The letter cites findings in a report completed for the Southern Center by University of California, Santa Cruz psychology professor Craig Haney as part of that litigation.
Haney called the 192bed unit “one of the harshest and most draconian” he has seen and wrote that it “so severely and completely deprives prisoners of meaningful social contact and positive environmental stimulation that it puts them at significant risk of very serious psychological harm.”
Department of Corrections spokeswoman Joan Heath on Friday declined to comment on the letter, citing the ongoing litigation. But lawyers for the state said in a court filing last month they have “worked tirelessly” with Southern Center lawyers to come to an agreement to address its concerns but have not been successful. The state also contends it has already taken steps to address the Southern Centers concerns.

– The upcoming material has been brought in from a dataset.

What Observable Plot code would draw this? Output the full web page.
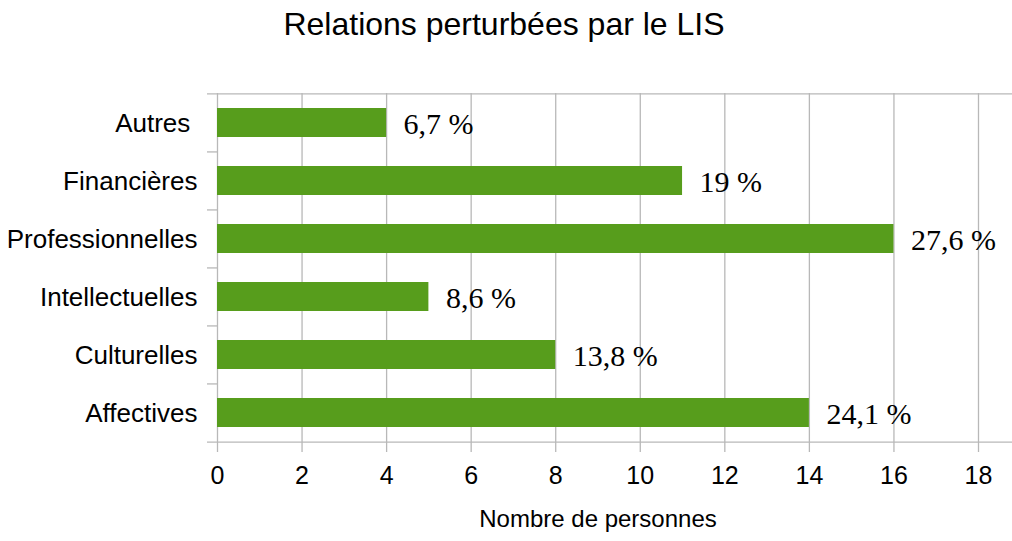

Most prisoners are held in SMU for three to four years, but nearly 20 percent of those currently there have been there for six or more years, the letter says. Between 2010 and 2016, more than a quarter of prisoners who left the unit had completed their sentences and most of them were released to freedom.
People held in longterm, isolated confinement involuntarily “adapt in socially pathological ways,” Haney’s report says. They change the way they think, act, and feel to cope with the isolation. Those released directly from those harsh conditions are more likely to reoffend and have trouble maintaining relationships and keeping jobs, the letter says.
Haney found that about 39 percent of SMU prisoners were receiving outpatient treatment for mental illness and wrote in his report that solitary confinement is “singularly inappropriate” for those prisoners.